Book of Sweet Pain

“Sweet Pain,” the canon of The Flaymaster, is an ice blue book with pure white pages that somehow manage to feel dirty. Its binding is electrum, and its cover is without picture, although it usually bears a raised impression of The Flaymaster’s dagger.

The book’s contents are recorded in eight thick Torments, all but one a grotesque account of torture or misery. Disturbingly, the accounts are written in the first person, and in the present tense. They also describe the thoughts of the author as he undergoes the torture. These thoughts are said to represent the ideal attitude of the cleric. When an initiate undergoes his week of torture, the senior clerics observe him to see that his mind is traveling down the same path that theirs did.
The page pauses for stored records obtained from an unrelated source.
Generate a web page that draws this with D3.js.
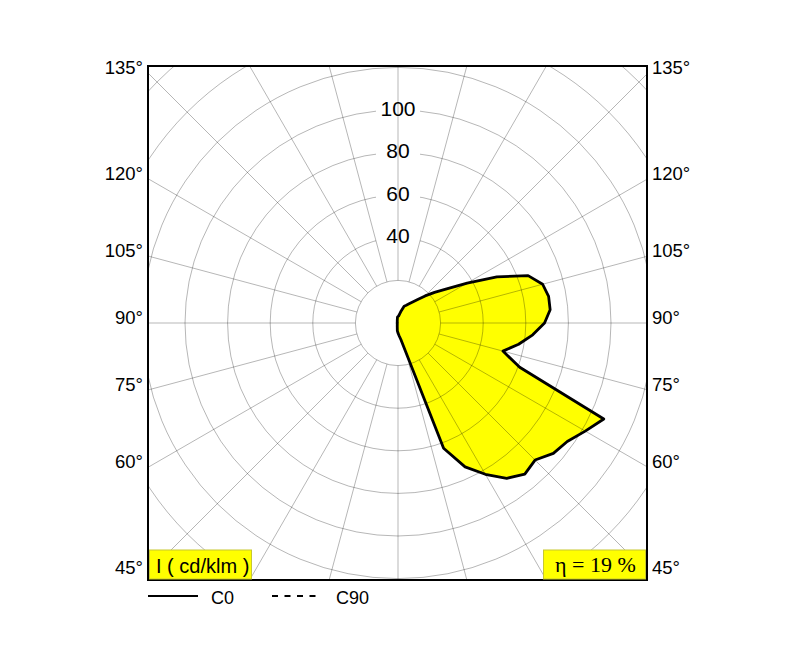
<!DOCTYPE html>
<html><head><meta charset="utf-8">
<script src="https://cdn.jsdelivr.net/npm/d3@7/dist/d3.min.js"></script>
<style>body{margin:0;background:#fff}svg{display:block}</style>
</head><body><svg id="c" width="795" height="650"></svg>
<script>
// ---- data ----
const gamma = [0,5,10,15,20,25,30,35,40,45,50,55,60,65,70,75,80,85,90,95,100,105,110,115,120,125,130,135,140,145,150,155,160,165,170,175,180];
const c0 = [4.7,6.0,8.0,14.1,62.6,74.5,82.0,89.0,92.6,91.0,95.2,97.0,101.5,106.6,60.8,51.0,57.5,63.5,68.8,71.7,71.8,70.3,65.0,51.2,37.5,27.9,22.4,18.0,14.4,12.0,10.4,9.2,8.4,6.0,4.2,3.3,3.0];
const c180 = [4.7,3.6,2.0,1.4,1.0,0.8,0.7,0.6,0.5,0.5,0.4,0.4,0.4,0.4,0.4,0.4,0.4,0.4,0.4,0.4,0.4,0.4,0.4,0.4,0.4,0.4,0.4,0.5,0.5,0.6,0.7,0.8,1.0,1.3,1.8,2.8,3.0];
const ringValues = [20,40,60,80,100,120,140,160];
const ringLabels = [40,60,80,100];
const spokeAngles = [0,15,30,45,60,75,90,105,120,135,150,165,180,195,210,225,240,255,270,285,300,315,330,345];
const angleTicks = [45,60,75,90,105,120,135];
const legendItems = ["C0","C90"];
const unitLabel = "I ( cd/klm )";
const effLabel = "η = 19 %";

// ---- layout ----
const box = {left:148, top:66, right:647, bottom:580};
const cx = 398, cy = 323;
const r = d3.scaleLinear().domain([0,100]).range([0,213]);
const rad = d => d*Math.PI/180;
const svg = d3.select("#c");
const sans = "Arial, 'Liberation Sans', sans-serif";

svg.append("defs").append("clipPath").attr("id","clip").append("rect")
  .attr("x",box.left).attr("y",box.top).attr("width",box.right-box.left).attr("height",box.bottom-box.top);

const g = svg.append("g").attr("clip-path","url(#clip)");
const plot = g.append("g").attr("transform",`translate(${cx},${cy})`);

// curve points: C0 on right, C180 on left (gamma measured from downward vertical)
const pts = gamma.map((d,i)=>[Math.PI - rad(d), r(c0[i])])
  .concat(gamma.map((d,i)=>[Math.PI + rad(d), r(c180[i])]).reverse());
const line = d3.lineRadial().angle(d=>d[0]).radius(d=>d[1]).curve(d3.curveLinearClosed);

plot.append("path").attr("d",line(pts)).attr("fill","#ffff00").attr("stroke","none");

const gridStroke = "rgba(0,0,0,0.36)";
plot.selectAll("circle.ring").data(ringValues).join("circle").attr("class","ring")
  .attr("r",d=>r(d)).attr("fill","none").attr("stroke",gridStroke).attr("stroke-width",0.8);

// white backing behind ring labels
plot.selectAll("rect.lb").data(ringLabels).join("rect").attr("class","lb")
  .attr("x",-22).attr("width",44).attr("y",d=>-r(d)-10).attr("height",20).attr("fill","#fff");

plot.selectAll("line.spoke").data(spokeAngles).join("line").attr("class","spoke")
  .attr("x1",d=>r(20)*Math.sin(rad(d))).attr("y1",d=>r(20)*Math.cos(rad(d)))
  .attr("x2",d=>r(200)*Math.sin(rad(d))).attr("y2",d=>r(200)*Math.cos(rad(d)))
  .attr("stroke",gridStroke).attr("stroke-width",0.8);

plot.append("path").attr("d",line(pts)).attr("fill","none").attr("stroke","#000")
  .attr("stroke-width",2.8).attr("stroke-linejoin","round");

plot.selectAll("text.rl").data(ringLabels).join("text").attr("class","rl")
  .attr("x",0).attr("y",d=>-r(d)+5.5).attr("text-anchor","middle")
  .attr("font-family",sans).attr("font-size",21).attr("fill","#000").text(d=>d);

// frame
svg.append("rect").attr("x",box.left).attr("y",box.top).attr("width",box.right-box.left)
  .attr("height",box.bottom-box.top).attr("fill","none").attr("stroke","#000").attr("stroke-width",2);

// angle tick labels
const halfW = cx - box.left;
angleTicks.forEach(a=>{
  const y = cy + halfW*Math.cos(rad(a))/Math.sin(rad(a)) + 1;
  svg.append("text").attr("x",box.left-5).attr("y",y).attr("text-anchor","end")
    .attr("font-family",sans).attr("font-size",18.5).text(a+"°");
  svg.append("text").attr("x",box.right+5).attr("y",y).attr("text-anchor","start")
    .attr("font-family",sans).attr("font-size",18.5).text(a+"°");
});

// unit box & efficiency box
svg.append("rect").attr("x",149.5).attr("y",550).attr("width",102).attr("height",29)
  .attr("fill","#ffff00").attr("stroke","#c8c830").attr("stroke-width",1);
svg.append("text").attr("x",156).attr("y",573).attr("font-family",sans).attr("font-size",20).text(unitLabel);
svg.append("rect").attr("x",543.5).attr("y",550).attr("width",102).attr("height",29)
  .attr("fill","#ffff00").attr("stroke","#c8c830").attr("stroke-width",1);
svg.append("text").attr("x",555).attr("y",572).attr("font-family","'Liberation Serif','Times New Roman',serif")
  .attr("font-size",22).text(effLabel);

// legend
svg.append("line").attr("x1",148).attr("x2",198).attr("y1",596).attr("y2",596).attr("stroke","#000").attr("stroke-width",2);
svg.append("text").attr("x",211).attr("y",604).attr("font-family",sans).attr("font-size",18).text(legendItems[0]);
svg.append("line").attr("x1",272).attr("x2",316).attr("y1",596).attr("y2",596).attr("stroke","#000").attr("stroke-width",2).attr("stroke-dasharray","6,6.5");
svg.append("text").attr("x",336).attr("y",604).attr("font-family",sans).attr("font-size",18).text(legendItems[1]);
</script></body></html>
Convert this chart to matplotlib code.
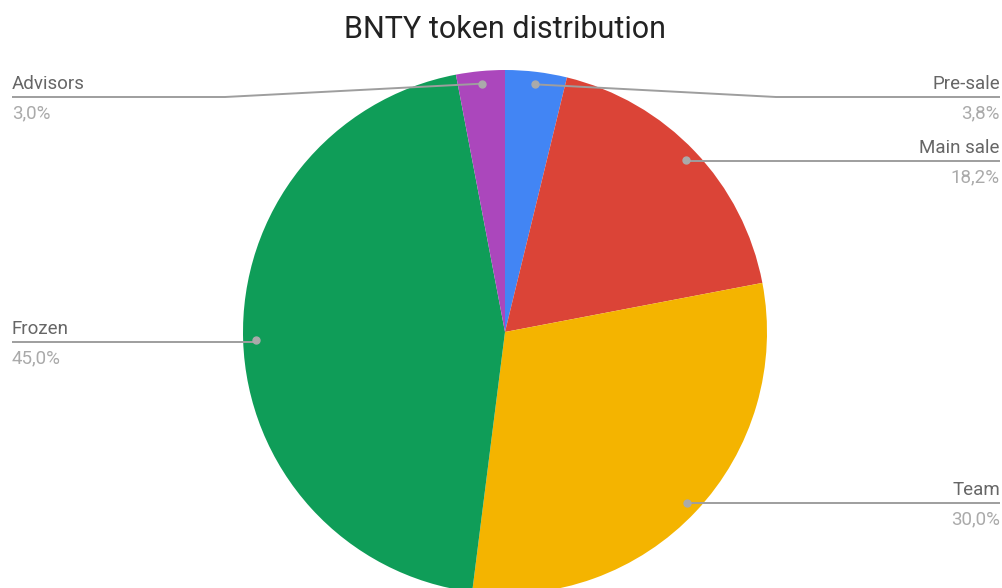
import numpy as np
import matplotlib.pyplot as plt

labels = ["Pre-sale", "Main sale", "Team", "Frozen", "Advisors"]
shares = [3.8, 18.2, 30.0, 45.0, 3.0]
colors = ["#4285F4", "#DB4437", "#F4B400", "#0F9D58", "#AB47BC"]

W, H = 1003, 588
cx, cy, R = 505, 256, 262

plt.rcParams['font.family'] = ['Roboto', 'DejaVu Sans']

fig = plt.figure(figsize=(W / 100, H / 100), dpi=100)
ax = fig.add_axes([0, 0, 1, 1])

wedges, _ = ax.pie(shares, colors=colors, startangle=90, counterclock=False,
                   center=(cx, cy), radius=R, wedgeprops=dict(linewidth=0))
ax.set_xlim(0, W)
ax.set_ylim(0, H)
ax.set_aspect('equal')
ax.axis('off')

line_col = "#9e9e9e"
name_col = "#666666"
pct_col = "#aaaaaa"

# where each label sits: side, line height, elbow x
label_pos = {
    "Pre-sale": ("right", 491, 776),
    "Main sale": ("right", 427, None),
    "Team": ("right", 85, None),
    "Frozen": ("left", 246, None),
    "Advisors": ("left", 491, 225),
}

for w, name, val in zip(wedges, labels, shares):
    ang = np.deg2rad((w.theta1 + w.theta2) / 2)
    dx = cx + 0.952 * R * np.cos(ang)
    dy = cy + 0.952 * R * np.sin(ang)
    side, ly, elbow = label_pos[name]
    end = 1000 if side == "right" else 12
    if elbow is None:
        xs, ys = [dx, end], [ly, ly]
    else:
        xs, ys = [dx, elbow, end], [dy, ly, ly]
    ax.plot(xs, ys, color=line_col, lw=1.4, solid_capstyle='butt', zorder=3)
    ax.plot(dx, dy, 'o', color="#aaaaaa", ms=5, zorder=4)
    ha = "right" if side == "right" else "left"
    ax.text(end, ly + 4, name, ha=ha, va='bottom', fontsize=13.5, color=name_col)
    ax.text(end, ly - 7, f"{val:.1f}%".replace(".", ","), ha=ha, va='top',
            fontsize=13.5, color=pct_col)

ax.text(505, 558, "BNTY token distribution", ha='center', va='center',
        fontsize=22, color="#222222")

fig.savefig("out.png", dpi=100)
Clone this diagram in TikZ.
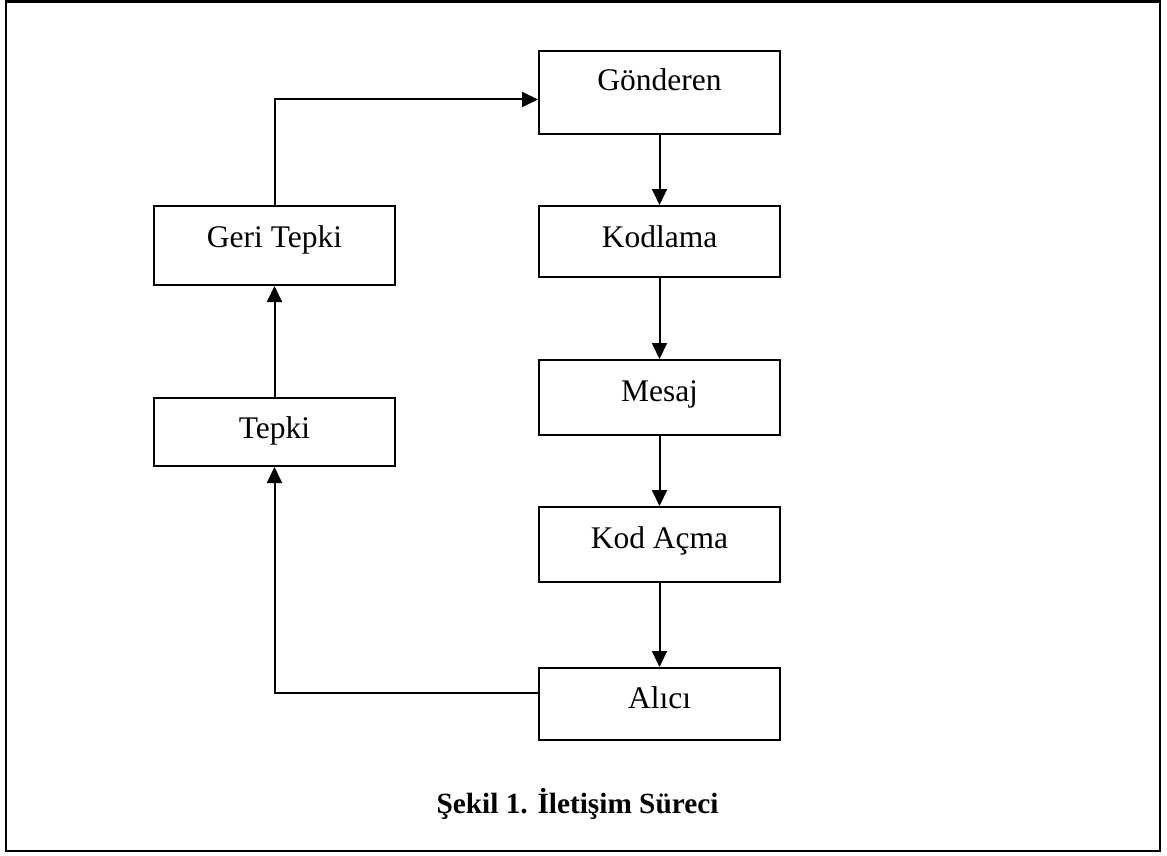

The final Torment is also an account of torture and misery, but the torture is quite different. Here the writer tells of his barefoot travel through a wind-swept ice field. As he moves along, the wind tears off his clothing, one article at a time. Just as the cold numbs him to the core, the wind gives way to a warming sun that returns feeling to his body. At that instant, the ice gives way and he submerges completely in a frozen mountain lake, shards of ice penetrating his person in every imaginable location.

Followers are required to make at least one pilgrimage to the Theocracy of Slen during their lifetime. Those who choose to return home are forbidden to support their native government if it opposes the Theocracy (which all do in one way or another).